Juan Diego, el maestro sin apellidos

Nadie tiene muy claro quién es. Tampoco el papel que le ha tocado interpretar, ni en el proscenio ni en la placenta de los días. Por eso, Juan Diego, un sevillano de voz de yunque a punto de fundirse decía que «dentro de mí está ese hijo de puta y ese homosexual y ese nudista y ese comunista y ese tipo amable y ese violador. Dentro de nosotros está todo lo bello y lo hermoso, todo lo horrible y despreciable».

Quizás por esa razón su ausencia pesa tanto, moja, porque, a veces, los actores se olvidan de la vanidad y transmiten historias, nos cuentan en ellas siendo otros, interpretan el difícil arte de comunicarse sin intermediarios. Después hay un director cansado que grita «¡corten!» y un actor sin apellidos, con carnet y una pistola lanza un obituario al aire: en Rusia nieva y borracho se está mejor que sobrio.

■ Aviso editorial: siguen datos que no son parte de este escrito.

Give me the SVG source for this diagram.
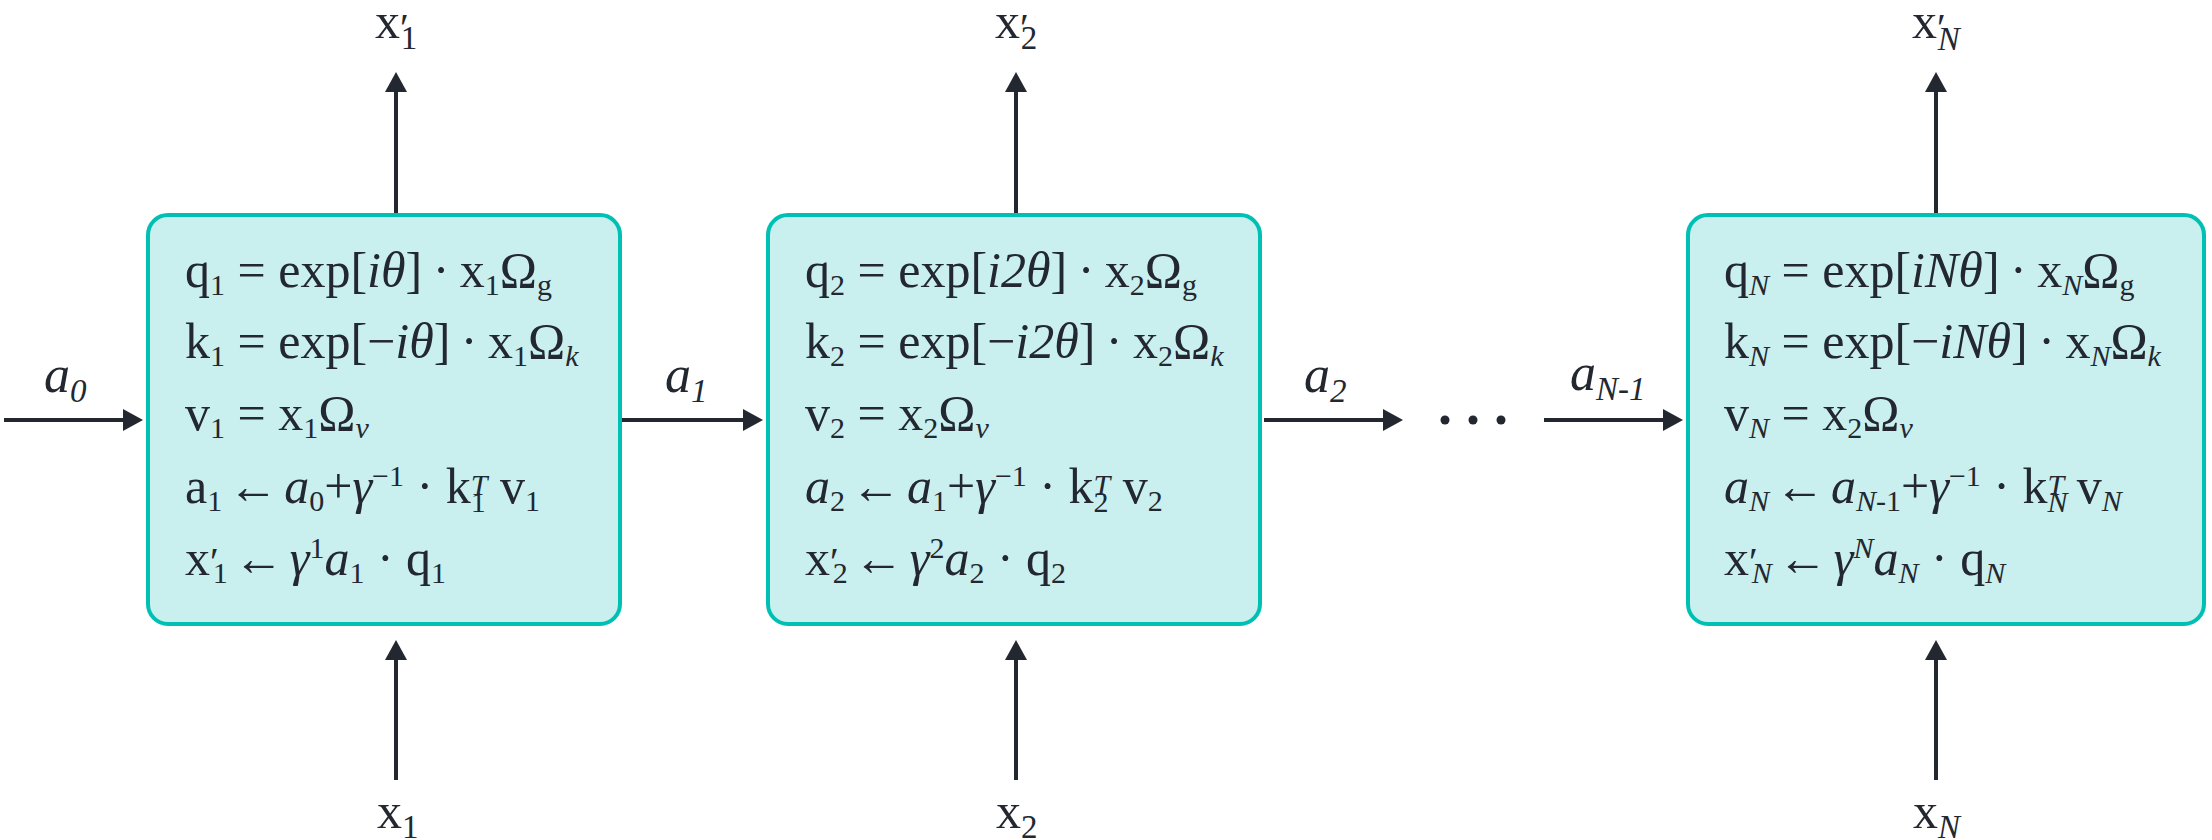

Resulta que Juan Diego era su nombre, de ahí que los apellidos los aporten Landa, Fernán Gómez, Pávez, González, Rabal y el resto de una estirpe que, poco a poco, va dejándonos un poco más solos, un poco más perdidos. No puede haber gente más triste que nosotros hoy, eso seguro. Descansa en paz, Juanito, te llevas a la tumba una parte del cine que nos queda en la retina y tu memoria.